◆ **Required task**
Word for word, repeat the entries, minus the pictures.
===
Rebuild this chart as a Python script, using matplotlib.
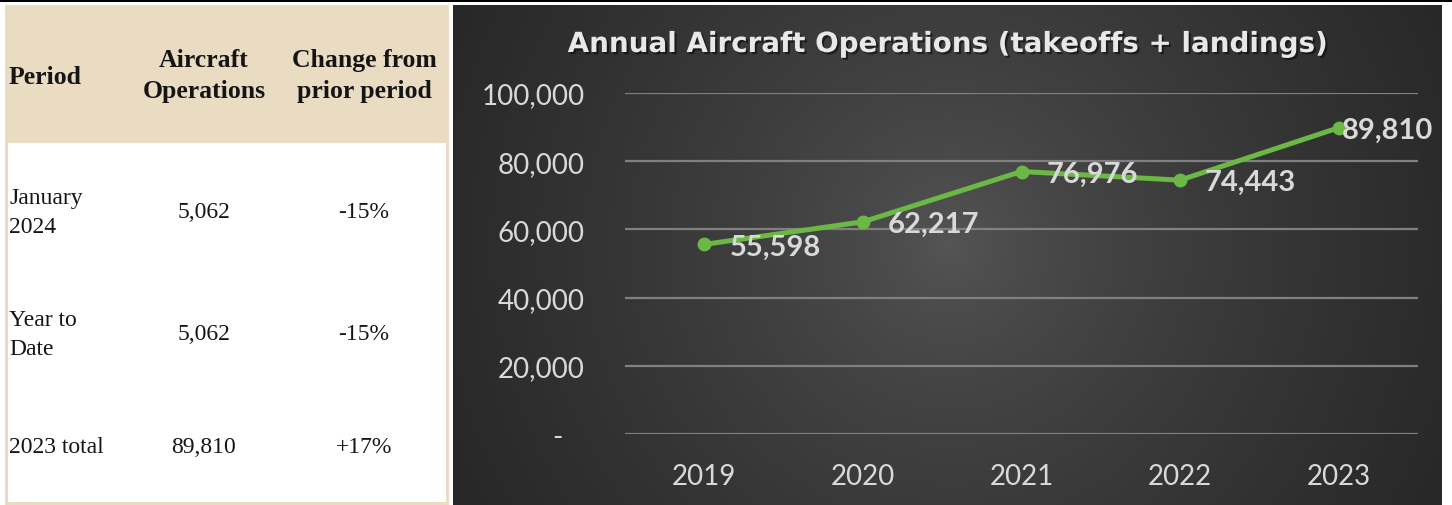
import numpy as np
import matplotlib
matplotlib.use("Agg")
import matplotlib.pyplot as plt
from matplotlib.patches import Rectangle
import matplotlib.patheffects as pe

# table data
headers = ["Period", "Aircraft\nOperations", "Change from\nprior period"]
periods = ["January\n2024", "Year to\nDate", "2023 total"]
operations = ["5,062", "5,062", "89,810"]
changes = ["-15%", "-15%", "+17%"]

# chart data
years = ["2019", "2020", "2021", "2022", "2023"]
annual_ops = [55598, 62217, 76976, 74443, 89810]
y_ticks = [0, 20000, 40000, 60000, 80000, 100000]

W, H = 1452, 506
fig = plt.figure(figsize=(W / 100, H / 100), dpi=100)
fig.patch.set_facecolor("white")

# page axes in pixel coordinates for the table and frames
page = fig.add_axes([0, 0, 1, 1])
page.set_xlim(0, W)
page.set_ylim(H, 0)
page.axis("off")

beige = "#e9dcc3"
page.add_patch(Rectangle((0, 0), W, 3, color="black", lw=0))
page.add_patch(Rectangle((5, 6), 444, 138, color=beige, lw=0))
page.add_patch(Rectangle((5, 144), 3, 362, color=beige, lw=0))
page.add_patch(Rectangle((446, 144), 3, 362, color=beige, lw=0))
page.add_patch(Rectangle((5, 503), 444, 3, color=beige, lw=0))
page.add_patch(Rectangle((453, 6), 2, 500, color="#262626", lw=0))

serif = "Liberation Serif"
ink = "#151515"
col_x = [9, 204, 364]
page.text(col_x[0], 77, headers[0], ha="left", va="center", fontsize=18.5,
          fontweight="bold", family=serif, color=ink)
for j in (1, 2):
    page.text(col_x[j], 76, headers[j], ha="center", va="center", fontsize=18.5,
              fontweight="bold", family=serif, color=ink, linespacing=1.45)

row_y = [213, 335, 448]
for i in range(len(periods)):
    page.text(col_x[0], row_y[i], periods[i], ha="left", va="center", fontsize=17,
              family=serif, color=ink, linespacing=1.55)
    page.text(col_x[1], row_y[i], operations[i], ha="center", va="center",
              fontsize=17, family=serif, color=ink)
    page.text(col_x[2], row_y[i], changes[i], ha="center", va="center",
              fontsize=17, family=serif, color=ink)

# chart background with radial shading
cx0, cy0, cw, ch = 455, 6, 987, 500
bg = fig.add_axes([cx0 / W, 1 - (cy0 + ch) / H, cw / W, ch / H])
gx, gy = np.meshgrid(np.arange(cw), np.arange(ch))
d = np.hypot(gx - 495, gy - 240)
shade = np.clip(0x56 - 0.56 * d ** 0.7, 0x22, 0x60) / 255
bg.imshow(np.dstack([shade, shade, shade]), aspect="auto", interpolation="bilinear")
bg.axis("off")

# line chart
ax = fig.add_axes([625 / W, 1 - 435 / H, 793 / W, 341 / H])
ax.patch.set_alpha(0)
x = np.arange(len(years))
ax.plot(x, annual_ops, color="#6cb844", lw=3.6, marker="o", markersize=9,
        solid_capstyle="round", zorder=3)
ax.set_xlim(-0.5, len(years) - 0.5)
ax.set_ylim(0, 100000)
ax.set_yticks(y_ticks)
ax.set_yticklabels([f"{v:,.0f}" if v else "-   " for v in y_ticks])
ax.set_xticks(x)
ax.set_xticklabels(years)
ax.grid(axis="y", color="#808080", lw=1.6)
ax.set_axisbelow(True)
for s in ax.spines.values():
    s.set_visible(False)
ax.tick_params(axis="y", length=0, pad=29, labelsize=20, labelcolor="#d9d9d9")
ax.tick_params(axis="x", length=0, pad=21, labelsize=20, labelcolor="#d9d9d9")
for lab in ax.get_xticklabels() + ax.get_yticklabels():
    lab.set_family("Lato")

for i, v in enumerate(annual_ops):
    dx = 3 if i == len(annual_ops) - 1 else 25
    ax.annotate(f"{v:,}", (x[i], v), xytext=(dx, -2), textcoords="offset pixels",
                ha="left", va="center", fontsize=21, fontweight="bold",
                family="Lato", color="#d9d9d9", zorder=4)

title = fig.text(948 / W, 1 - 45 / H, "Annual Aircraft Operations (takeoffs + landings)",
                 ha="center", va="center", fontsize=20, fontweight="bold",
                 family="DejaVu Sans", color="#e8e8e8")
title.set_path_effects([pe.withSimplePatchShadow(offset=(1.5, -1.5), shadow_rgbFace="black", alpha=0.5)])

fig.savefig("out.png", dpi=100, facecolor=fig.get_facecolor())
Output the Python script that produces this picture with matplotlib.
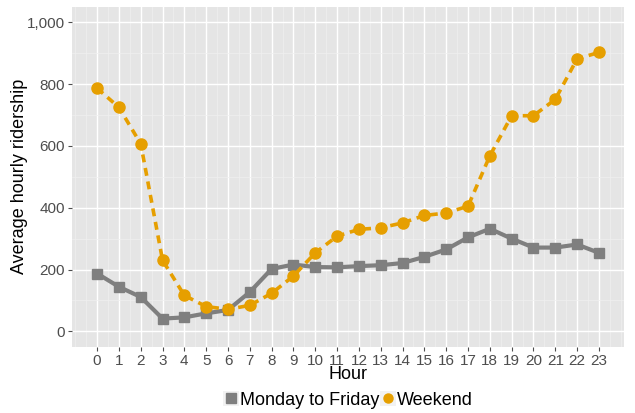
import matplotlib
matplotlib.use("Agg")
import matplotlib.pyplot as plt
from matplotlib.ticker import FuncFormatter, MultipleLocator
from matplotlib.lines import Line2D
from matplotlib.patches import Patch
from matplotlib.legend_handler import HandlerTuple

hours = list(range(24))
weekday = [187, 144, 111, 41, 45, 58, 69, 127, 202, 216, 208, 207, 211, 214,
           221, 241, 265, 304, 332, 300, 271, 271, 281, 254]
weekend = [787, 725, 607, 230, 116, 80, 71, 84, 123, 179, 254, 308, 330, 335,
           351, 375, 383, 405, 568, 698, 698, 751, 882, 903]
series_names = ["Monday to Friday", "Weekend"]
colors = ["#7F7F7F", "#E69F00"]

plt.rcParams['font.family'] = ['Liberation Sans', 'DejaVu Sans']

fig = plt.figure(figsize=(6.35, 4.13), dpi=100)
ax = fig.add_axes([0.1134, 0.1605, 0.8693, 0.8225])
ax.set_facecolor("#E5E5E5")
for s in ax.spines.values():
    s.set_visible(False)

ax.set_xlim(-1.15, 24.15)
ax.set_ylim(-50, 1050)
ax.xaxis.set_minor_locator(MultipleLocator(0.5))
ax.yaxis.set_major_locator(MultipleLocator(200))
ax.yaxis.set_minor_locator(MultipleLocator(100))
ax.set_xticks(hours)
ax.set_xticklabels([str(h) for h in hours])
ax.yaxis.set_major_formatter(FuncFormatter(lambda v, p: f"{int(v):,}"))
ax.grid(which="major", color="white", linewidth=1.0)
ax.grid(which="minor", color="#F0F0F0", linewidth=0.5)
ax.set_axisbelow(True)
ax.tick_params(which="major", length=3, color="#4D4D4D", labelcolor="#4D4D4D",
               labelsize=11, pad=2)
ax.tick_params(which="minor", length=0)

ax.plot(hours, weekday, color=colors[0], linewidth=3, marker="s", markersize=7.5,
        solid_joinstyle="round", zorder=3)
ax.plot(hours, weekend, color=colors[1], linewidth=2.6, linestyle=(0, (2.2, 1.6)),
        marker="o", markersize=8, zorder=4)

ax.set_xlabel("Hour", fontsize=13, labelpad=-1)
ax.set_ylabel("Average hourly ridership", fontsize=13)
ax.yaxis.set_label_coords(-0.08, 0.5)

bg = "#F2F2F2"
handles = [(Patch(facecolor=bg, edgecolor="none"),
            Line2D([], [], color=colors[0], marker="s", linestyle="none", markersize=6.5)),
           (Patch(facecolor=bg, edgecolor="none"),
            Line2D([], [], color=colors[1], marker="o", linestyle="none", markersize=6.5))]
leg = fig.legend(handles, series_names, loc="center", bbox_to_anchor=(0.548, 0.032),
                 ncol=2, frameon=False, fontsize=13, handlelength=0.9, handleheight=0.9,
                 handletextpad=0.05, columnspacing=0.05, borderpad=0,
                 handler_map={tuple: HandlerTuple(ndivide=1, pad=0)})

fig.savefig("out.png", dpi=100)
===
◆ **Final result**
Rebuild this chart as a Python script, using matplotlib.
import numpy as np
import matplotlib
matplotlib.use("Agg")
import matplotlib.pyplot as plt
from matplotlib.patches import Rectangle
import matplotlib.patheffects as pe

# table data
headers = ["Period", "Aircraft\nOperations", "Change from\nprior period"]
periods = ["January\n2024", "Year to\nDate", "2023 total"]
operations = ["5,062", "5,062", "89,810"]
changes = ["-15%", "-15%", "+17%"]

# chart data
years = ["2019", "2020", "2021", "2022", "2023"]
annual_ops = [55598, 62217, 76976, 74443, 89810]
y_ticks = [0, 20000, 40000, 60000, 80000, 100000]

W, H = 1452, 506
fig = plt.figure(figsize=(W / 100, H / 100), dpi=100)
fig.patch.set_facecolor("white")

# page axes in pixel coordinates for the table and frames
page = fig.add_axes([0, 0, 1, 1])
page.set_xlim(0, W)
page.set_ylim(H, 0)
page.axis("off")

beige = "#e9dcc3"
page.add_patch(Rectangle((0, 0), W, 3, color="black", lw=0))
page.add_patch(Rectangle((5, 6), 444, 138, color=beige, lw=0))
page.add_patch(Rectangle((5, 144), 3, 362, color=beige, lw=0))
page.add_patch(Rectangle((446, 144), 3, 362, color=beige, lw=0))
page.add_patch(Rectangle((5, 503), 444, 3, color=beige, lw=0))
page.add_patch(Rectangle((453, 6), 2, 500, color="#262626", lw=0))

serif = "Liberation Serif"
ink = "#151515"
col_x = [9, 204, 364]
page.text(col_x[0], 77, headers[0], ha="left", va="center", fontsize=18.5,
          fontweight="bold", family=serif, color=ink)
for j in (1, 2):
    page.text(col_x[j], 76, headers[j], ha="center", va="center", fontsize=18.5,
              fontweight="bold", family=serif, color=ink, linespacing=1.45)

row_y = [213, 335, 448]
for i in range(len(periods)):
    page.text(col_x[0], row_y[i], periods[i], ha="left", va="center", fontsize=17,
              family=serif, color=ink, linespacing=1.55)
    page.text(col_x[1], row_y[i], operations[i], ha="center", va="center",
              fontsize=17, family=serif, color=ink)
    page.text(col_x[2], row_y[i], changes[i], ha="center", va="center",
              fontsize=17, family=serif, color=ink)

# chart background with radial shading
cx0, cy0, cw, ch = 455, 6, 987, 500
bg = fig.add_axes([cx0 / W, 1 - (cy0 + ch) / H, cw / W, ch / H])
gx, gy = np.meshgrid(np.arange(cw), np.arange(ch))
d = np.hypot(gx - 495, gy - 240)
shade = np.clip(0x56 - 0.56 * d ** 0.7, 0x22, 0x60) / 255
bg.imshow(np.dstack([shade, shade, shade]), aspect="auto", interpolation="bilinear")
bg.axis("off")

# line chart
ax = fig.add_axes([625 / W, 1 - 435 / H, 793 / W, 341 / H])
ax.patch.set_alpha(0)
x = np.arange(len(years))
ax.plot(x, annual_ops, color="#6cb844", lw=3.6, marker="o", markersize=9,
        solid_capstyle="round", zorder=3)
ax.set_xlim(-0.5, len(years) - 0.5)
ax.set_ylim(0, 100000)
ax.set_yticks(y_ticks)
ax.set_yticklabels([f"{v:,.0f}" if v else "-   " for v in y_ticks])
ax.set_xticks(x)
ax.set_xticklabels(years)
ax.grid(axis="y", color="#808080", lw=1.6)
ax.set_axisbelow(True)
for s in ax.spines.values():
    s.set_visible(False)
ax.tick_params(axis="y", length=0, pad=29, labelsize=20, labelcolor="#d9d9d9")
ax.tick_params(axis="x", length=0, pad=21, labelsize=20, labelcolor="#d9d9d9")
for lab in ax.get_xticklabels() + ax.get_yticklabels():
    lab.set_family("Lato")

for i, v in enumerate(annual_ops):
    dx = 3 if i == len(annual_ops) - 1 else 25
    ax.annotate(f"{v:,}", (x[i], v), xytext=(dx, -2), textcoords="offset pixels",
                ha="left", va="center", fontsize=21, fontweight="bold",
                family="Lato", color="#d9d9d9", zorder=4)

title = fig.text(948 / W, 1 - 45 / H, "Annual Aircraft Operations (takeoffs + landings)",
                 ha="center", va="center", fontsize=20, fontweight="bold",
                 family="DejaVu Sans", color="#e8e8e8")
title.set_path_effects([pe.withSimplePatchShadow(offset=(1.5, -1.5), shadow_rgbFace="black", alpha=0.5)])

fig.savefig("out.png", dpi=100, facecolor=fig.get_facecolor())
Output the Python script that produces this picture with matplotlib.
import matplotlib
matplotlib.use("Agg")
import matplotlib.pyplot as plt
from matplotlib.ticker import FuncFormatter, MultipleLocator
from matplotlib.lines import Line2D
from matplotlib.patches import Patch
from matplotlib.legend_handler import HandlerTuple

hours = list(range(24))
weekday = [187, 144, 111, 41, 45, 58, 69, 127, 202, 216, 208, 207, 211, 214,
           221, 241, 265, 304, 332, 300, 271, 271, 281, 254]
weekend = [787, 725, 607, 230, 116, 80, 71, 84, 123, 179, 254, 308, 330, 335,
           351, 375, 383, 405, 568, 698, 698, 751, 882, 903]
series_names = ["Monday to Friday", "Weekend"]
colors = ["#7F7F7F", "#E69F00"]

plt.rcParams['font.family'] = ['Liberation Sans', 'DejaVu Sans']

fig = plt.figure(figsize=(6.35, 4.13), dpi=100)
ax = fig.add_axes([0.1134, 0.1605, 0.8693, 0.8225])
ax.set_facecolor("#E5E5E5")
for s in ax.spines.values():
    s.set_visible(False)

ax.set_xlim(-1.15, 24.15)
ax.set_ylim(-50, 1050)
ax.xaxis.set_minor_locator(MultipleLocator(0.5))
ax.yaxis.set_major_locator(MultipleLocator(200))
ax.yaxis.set_minor_locator(MultipleLocator(100))
ax.set_xticks(hours)
ax.set_xticklabels([str(h) for h in hours])
ax.yaxis.set_major_formatter(FuncFormatter(lambda v, p: f"{int(v):,}"))
ax.grid(which="major", color="white", linewidth=1.0)
ax.grid(which="minor", color="#F0F0F0", linewidth=0.5)
ax.set_axisbelow(True)
ax.tick_params(which="major", length=3, color="#4D4D4D", labelcolor="#4D4D4D",
               labelsize=11, pad=2)
ax.tick_params(which="minor", length=0)

ax.plot(hours, weekday, color=colors[0], linewidth=3, marker="s", markersize=7.5,
        solid_joinstyle="round", zorder=3)
ax.plot(hours, weekend, color=colors[1], linewidth=2.6, linestyle=(0, (2.2, 1.6)),
        marker="o", markersize=8, zorder=4)

ax.set_xlabel("Hour", fontsize=13, labelpad=-1)
ax.set_ylabel("Average hourly ridership", fontsize=13)
ax.yaxis.set_label_coords(-0.08, 0.5)

bg = "#F2F2F2"
handles = [(Patch(facecolor=bg, edgecolor="none"),
            Line2D([], [], color=colors[0], marker="s", linestyle="none", markersize=6.5)),
           (Patch(facecolor=bg, edgecolor="none"),
            Line2D([], [], color=colors[1], marker="o", linestyle="none", markersize=6.5))]
leg = fig.legend(handles, series_names, loc="center", bbox_to_anchor=(0.548, 0.032),
                 ncol=2, frameon=False, fontsize=13, handlelength=0.9, handleheight=0.9,
                 handletextpad=0.05, columnspacing=0.05, borderpad=0,
                 handler_map={tuple: HandlerTuple(ndivide=1, pad=0)})

fig.savefig("out.png", dpi=100)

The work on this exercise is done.